In recent years, cyber attacks have grown exponentially making us all a lucrative target. According to the Online Trust Alliance (OTA), cyber threats targeting businesses almost doubled last year rising from 82,000 to 159,700.
However, as business try to keep security incidents under wraps, the actual number might be significantly higher. In fact, the OTA believes that enterprises probably experienced over 350,000 cyber incidents in 2017.
This makes it imperative for companies of all sizes to take a proactive approach to cybersecurity. One way to do this is to engage in ethical or white hat hacking.
The thought process here is simple. To stay a step ahead of bad actors and prevent a data breach, you also have to think like a hacker. In other words, you’re employing hackers to breach your system to identify any vulnerabilities missed by your traditional security team.
While this approach may not sit well with some of our readers, ethical hacking works!
Tech giants like IBM have been employing teams of ethical hackers for years, and it’s gone a long way to help keep their infrastructure secure. As businesses go through a rapid digital transformation and move to a virtualized cloud environment, there’s a growing need for ethical hackers.

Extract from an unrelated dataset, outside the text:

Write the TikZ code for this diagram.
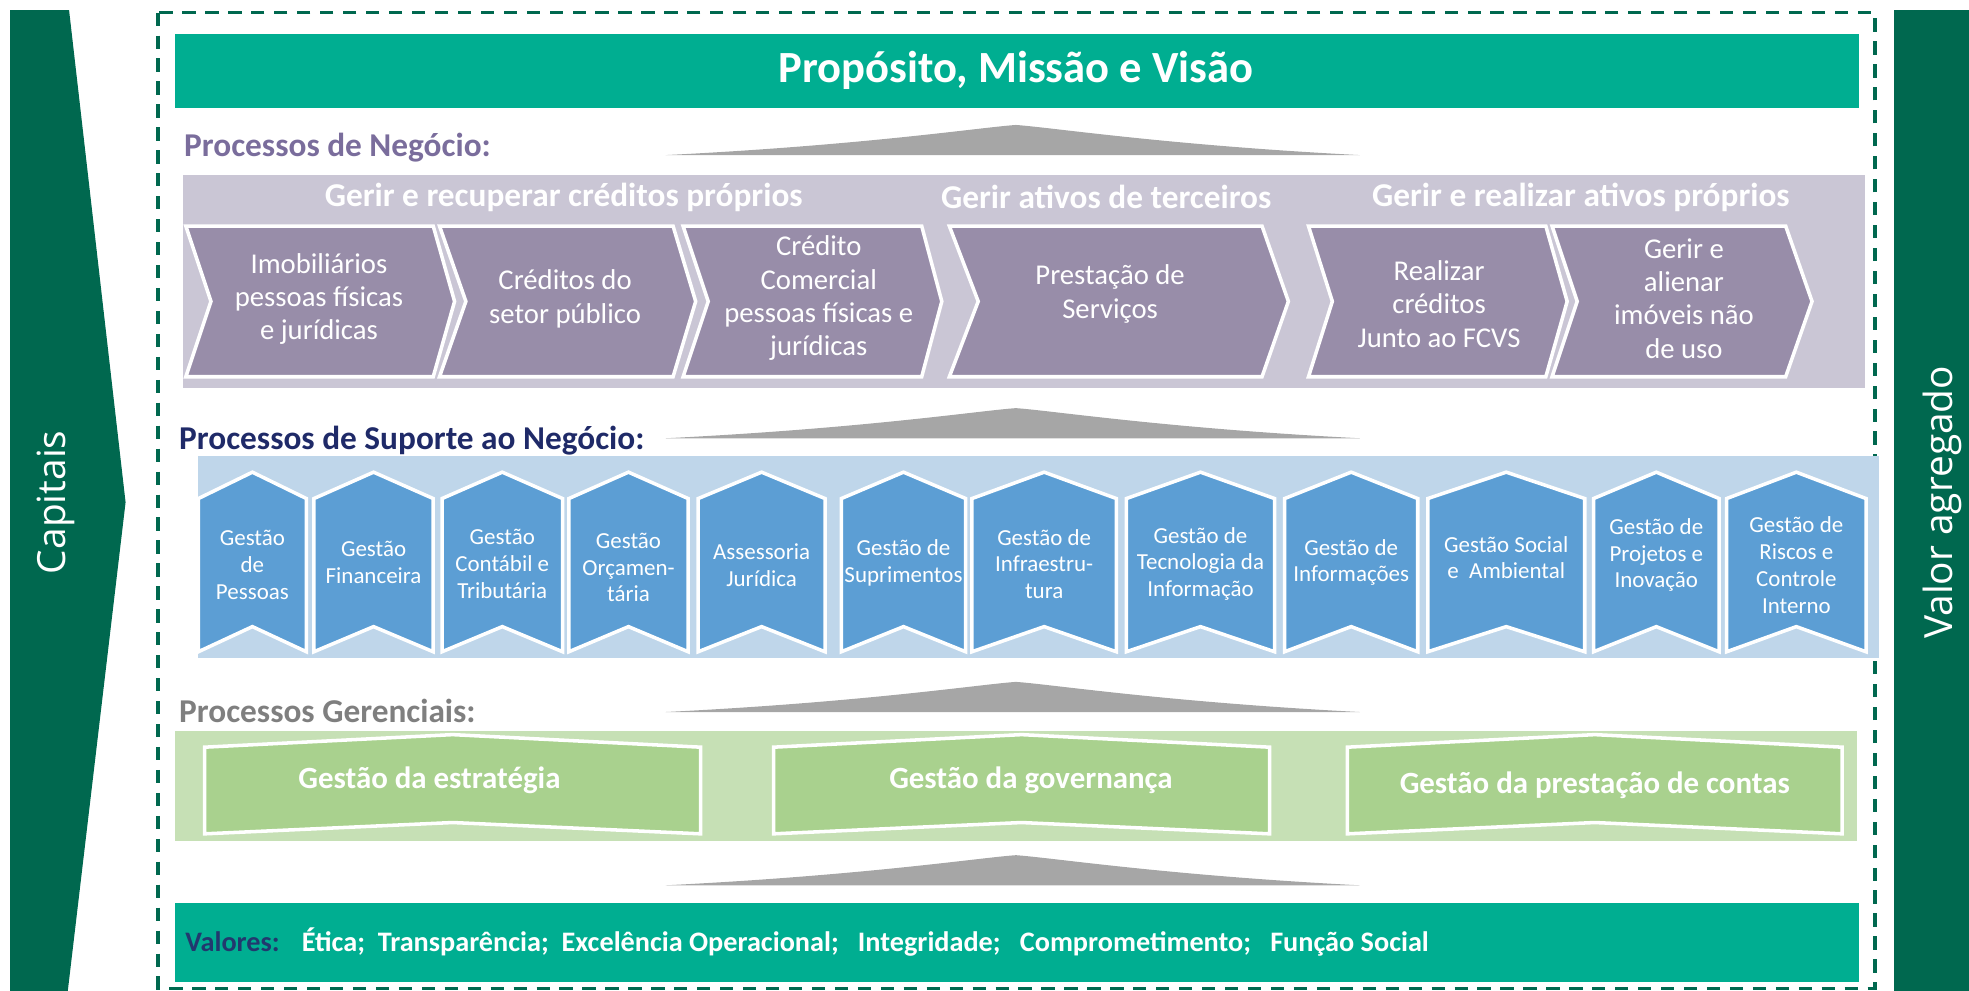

Ethical Hackers Know What You Don’t
No matter how good you think your security protocols are, there’s probably someone out there who can breach the system. So wouldn’t it better to have them on your side?
As mentioned above, ethical hackers know how malicious hackers think. They’re also highly creative when it comes to finding ways to penetrate even the strongest of firewalls. By having them on board with your organization, you can quickly figure out unknown vulnerabilities and patch it before a security event.
In the long run, their proactive approach can help protect your business as they’re up to date with the latest hacking techniques. In fact, they can be an asset to your business as their extensive network in the dark web can also help them find out about an attack before it even happens.
Ethical Hackers Enhance Cybersecurity Training
I have been writing about enterprise cybersecurity for quite some time, and the running theme has always been education. Without training employees about the dos and don’ts when it comes to using the company’s computing systems, you’re always going to be highly vulnerable to a cyber attack.
When you get an ethical hacker involved in these training sessions, it can reaffirm the importance of following best practices. They can achieve this by demonstrating employee behaviors that a hacker would target to create a vulnerability.
Ethical hacking or penetration testing can be done internally or as part of an agreement with a third-party provider. The final cost of each exercise will depend on the complexities of the systems and how thorough you want them to be.
However, it’s important to note that most of these individuals would have started out with malicious intentions and later had a change of heart. So it’s important to manage ethical hacking exercises carefully.
In Canada, you can even hire a certified ethical hacker(yes, you read that correctly) for about $62,288 to $74,000 per year. Those who aren’t highly experienced with less than four years of experience can expect to earn about $48,000 annually.
The provinces that pay the most are as follows:
- British Columbia - $98,000
- New Brunswick – $108,000
- Manitoba – $72,166
- Ontario – $71,842
- Quebec - $75,000
However, when you’re dealing with huge enterprise projects, you’ll have to be ready to make a significant investment. For example, ethical hacker Guido Vranken was paid approximately $120,000 a week to find bugs in the EOS code (averaging out to about $10,000 per flaw).
However, when you compare it to last year’s Equifax data breach that’s expected to cost as much as $600 million, ethical hacking is a highly cost-effective approach to securing your enterprise digital assets.